Your goal
Give every line of the data again, unchanged, but with no pictures.

Supplied data
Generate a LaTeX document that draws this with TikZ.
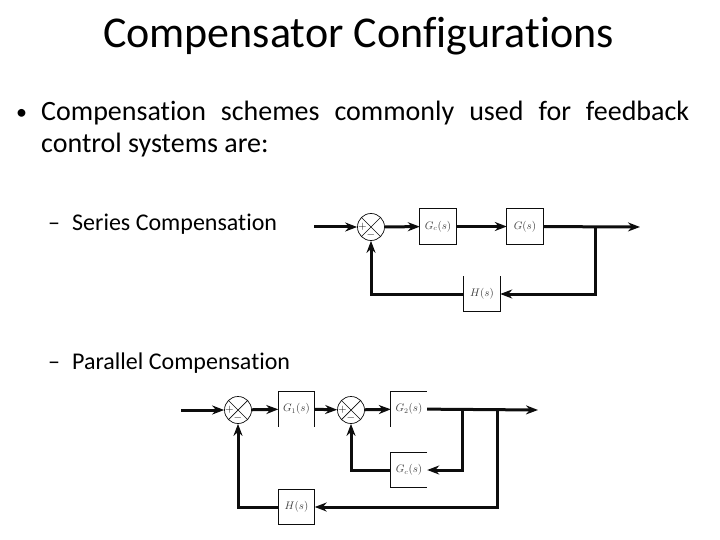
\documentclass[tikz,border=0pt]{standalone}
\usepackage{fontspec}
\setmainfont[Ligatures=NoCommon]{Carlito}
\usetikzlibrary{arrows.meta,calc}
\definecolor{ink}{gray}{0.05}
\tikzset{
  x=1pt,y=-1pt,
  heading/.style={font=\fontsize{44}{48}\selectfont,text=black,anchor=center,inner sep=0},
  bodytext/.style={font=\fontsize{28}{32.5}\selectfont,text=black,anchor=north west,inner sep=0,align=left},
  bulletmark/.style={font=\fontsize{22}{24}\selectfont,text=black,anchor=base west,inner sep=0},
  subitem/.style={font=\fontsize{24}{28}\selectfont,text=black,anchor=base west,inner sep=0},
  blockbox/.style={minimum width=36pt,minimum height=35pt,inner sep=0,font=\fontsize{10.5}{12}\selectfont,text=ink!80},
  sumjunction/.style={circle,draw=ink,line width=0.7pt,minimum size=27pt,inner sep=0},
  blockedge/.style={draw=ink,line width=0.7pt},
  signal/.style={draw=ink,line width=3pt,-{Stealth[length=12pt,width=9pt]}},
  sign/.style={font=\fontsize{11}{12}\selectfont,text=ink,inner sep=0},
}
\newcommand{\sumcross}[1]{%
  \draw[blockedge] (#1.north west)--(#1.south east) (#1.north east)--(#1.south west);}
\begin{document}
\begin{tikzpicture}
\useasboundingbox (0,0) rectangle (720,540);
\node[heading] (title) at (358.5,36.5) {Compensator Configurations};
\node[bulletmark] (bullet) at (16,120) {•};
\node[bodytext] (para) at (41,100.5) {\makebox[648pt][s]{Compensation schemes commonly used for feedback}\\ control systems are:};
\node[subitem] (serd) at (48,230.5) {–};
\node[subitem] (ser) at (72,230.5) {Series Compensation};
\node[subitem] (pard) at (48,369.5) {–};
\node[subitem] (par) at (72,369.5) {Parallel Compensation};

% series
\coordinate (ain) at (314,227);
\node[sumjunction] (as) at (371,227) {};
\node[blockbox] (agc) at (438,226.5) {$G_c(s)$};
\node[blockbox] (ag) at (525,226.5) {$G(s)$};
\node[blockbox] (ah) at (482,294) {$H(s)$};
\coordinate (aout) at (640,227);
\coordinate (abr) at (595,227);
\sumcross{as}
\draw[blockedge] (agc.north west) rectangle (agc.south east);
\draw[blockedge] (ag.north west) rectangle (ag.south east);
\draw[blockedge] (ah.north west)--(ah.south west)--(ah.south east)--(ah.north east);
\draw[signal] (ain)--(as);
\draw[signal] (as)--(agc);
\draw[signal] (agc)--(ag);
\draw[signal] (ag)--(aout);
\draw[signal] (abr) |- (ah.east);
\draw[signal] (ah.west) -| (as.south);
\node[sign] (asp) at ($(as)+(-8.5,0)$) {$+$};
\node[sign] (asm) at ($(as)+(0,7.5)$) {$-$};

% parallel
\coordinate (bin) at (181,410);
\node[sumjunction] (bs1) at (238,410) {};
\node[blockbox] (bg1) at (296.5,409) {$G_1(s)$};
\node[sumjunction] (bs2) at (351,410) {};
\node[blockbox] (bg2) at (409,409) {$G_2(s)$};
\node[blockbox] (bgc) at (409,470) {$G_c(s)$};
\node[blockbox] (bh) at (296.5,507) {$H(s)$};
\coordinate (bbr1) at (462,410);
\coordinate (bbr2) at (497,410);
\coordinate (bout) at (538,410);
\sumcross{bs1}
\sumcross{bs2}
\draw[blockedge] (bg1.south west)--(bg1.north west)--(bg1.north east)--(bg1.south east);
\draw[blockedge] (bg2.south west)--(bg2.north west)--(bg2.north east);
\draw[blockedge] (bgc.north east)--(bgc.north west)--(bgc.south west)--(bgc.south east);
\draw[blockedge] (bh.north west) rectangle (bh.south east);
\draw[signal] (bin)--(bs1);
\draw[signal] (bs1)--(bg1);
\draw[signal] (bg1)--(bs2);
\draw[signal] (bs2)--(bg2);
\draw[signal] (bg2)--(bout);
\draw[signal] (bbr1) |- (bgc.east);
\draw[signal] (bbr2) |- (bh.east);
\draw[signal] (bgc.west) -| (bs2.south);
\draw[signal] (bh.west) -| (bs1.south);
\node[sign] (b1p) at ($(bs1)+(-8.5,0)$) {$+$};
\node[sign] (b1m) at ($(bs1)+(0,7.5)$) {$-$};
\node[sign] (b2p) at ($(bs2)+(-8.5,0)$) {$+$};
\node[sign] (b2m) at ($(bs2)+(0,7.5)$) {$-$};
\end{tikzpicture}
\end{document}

Right answer
Generate a LaTeX document that draws this with TikZ.
\documentclass[tikz,border=0pt]{standalone}
\usepackage{fontspec}
\setmainfont[Ligatures=NoCommon]{Carlito}
\usetikzlibrary{arrows.meta,calc}
\definecolor{ink}{gray}{0.05}
\tikzset{
  x=1pt,y=-1pt,
  heading/.style={font=\fontsize{44}{48}\selectfont,text=black,anchor=center,inner sep=0},
  bodytext/.style={font=\fontsize{28}{32.5}\selectfont,text=black,anchor=north west,inner sep=0,align=left},
  bulletmark/.style={font=\fontsize{22}{24}\selectfont,text=black,anchor=base west,inner sep=0},
  subitem/.style={font=\fontsize{24}{28}\selectfont,text=black,anchor=base west,inner sep=0},
  blockbox/.style={minimum width=36pt,minimum height=35pt,inner sep=0,font=\fontsize{10.5}{12}\selectfont,text=ink!80},
  sumjunction/.style={circle,draw=ink,line width=0.7pt,minimum size=27pt,inner sep=0},
  blockedge/.style={draw=ink,line width=0.7pt},
  signal/.style={draw=ink,line width=3pt,-{Stealth[length=12pt,width=9pt]}},
  sign/.style={font=\fontsize{11}{12}\selectfont,text=ink,inner sep=0},
}
\newcommand{\sumcross}[1]{%
  \draw[blockedge] (#1.north west)--(#1.south east) (#1.north east)--(#1.south west);}
\begin{document}
\begin{tikzpicture}
\useasboundingbox (0,0) rectangle (720,540);
\node[heading] (title) at (358.5,36.5) {Compensator Configurations};
\node[bulletmark] (bullet) at (16,120) {•};
\node[bodytext] (para) at (41,100.5) {\makebox[648pt][s]{Compensation schemes commonly used for feedback}\\ control systems are:};
\node[subitem] (serd) at (48,230.5) {–};
\node[subitem] (ser) at (72,230.5) {Series Compensation};
\node[subitem] (pard) at (48,369.5) {–};
\node[subitem] (par) at (72,369.5) {Parallel Compensation};

% series
\coordinate (ain) at (314,227);
\node[sumjunction] (as) at (371,227) {};
\node[blockbox] (agc) at (438,226.5) {$G_c(s)$};
\node[blockbox] (ag) at (525,226.5) {$G(s)$};
\node[blockbox] (ah) at (482,294) {$H(s)$};
\coordinate (aout) at (640,227);
\coordinate (abr) at (595,227);
\sumcross{as}
\draw[blockedge] (agc.north west) rectangle (agc.south east);
\draw[blockedge] (ag.north west) rectangle (ag.south east);
\draw[blockedge] (ah.north west)--(ah.south west)--(ah.south east)--(ah.north east);
\draw[signal] (ain)--(as);
\draw[signal] (as)--(agc);
\draw[signal] (agc)--(ag);
\draw[signal] (ag)--(aout);
\draw[signal] (abr) |- (ah.east);
\draw[signal] (ah.west) -| (as.south);
\node[sign] (asp) at ($(as)+(-8.5,0)$) {$+$};
\node[sign] (asm) at ($(as)+(0,7.5)$) {$-$};

% parallel
\coordinate (bin) at (181,410);
\node[sumjunction] (bs1) at (238,410) {};
\node[blockbox] (bg1) at (296.5,409) {$G_1(s)$};
\node[sumjunction] (bs2) at (351,410) {};
\node[blockbox] (bg2) at (409,409) {$G_2(s)$};
\node[blockbox] (bgc) at (409,470) {$G_c(s)$};
\node[blockbox] (bh) at (296.5,507) {$H(s)$};
\coordinate (bbr1) at (462,410);
\coordinate (bbr2) at (497,410);
\coordinate (bout) at (538,410);
\sumcross{bs1}
\sumcross{bs2}
\draw[blockedge] (bg1.south west)--(bg1.north west)--(bg1.north east)--(bg1.south east);
\draw[blockedge] (bg2.south west)--(bg2.north west)--(bg2.north east);
\draw[blockedge] (bgc.north east)--(bgc.north west)--(bgc.south west)--(bgc.south east);
\draw[blockedge] (bh.north west) rectangle (bh.south east);
\draw[signal] (bin)--(bs1);
\draw[signal] (bs1)--(bg1);
\draw[signal] (bg1)--(bs2);
\draw[signal] (bs2)--(bg2);
\draw[signal] (bg2)--(bout);
\draw[signal] (bbr1) |- (bgc.east);
\draw[signal] (bbr2) |- (bh.east);
\draw[signal] (bgc.west) -| (bs2.south);
\draw[signal] (bh.west) -| (bs1.south);
\node[sign] (b1p) at ($(bs1)+(-8.5,0)$) {$+$};
\node[sign] (b1m) at ($(bs1)+(0,7.5)$) {$-$};
\node[sign] (b2p) at ($(bs2)+(-8.5,0)$) {$+$};
\node[sign] (b2m) at ($(bs2)+(0,7.5)$) {$-$};
\end{tikzpicture}
\end{document}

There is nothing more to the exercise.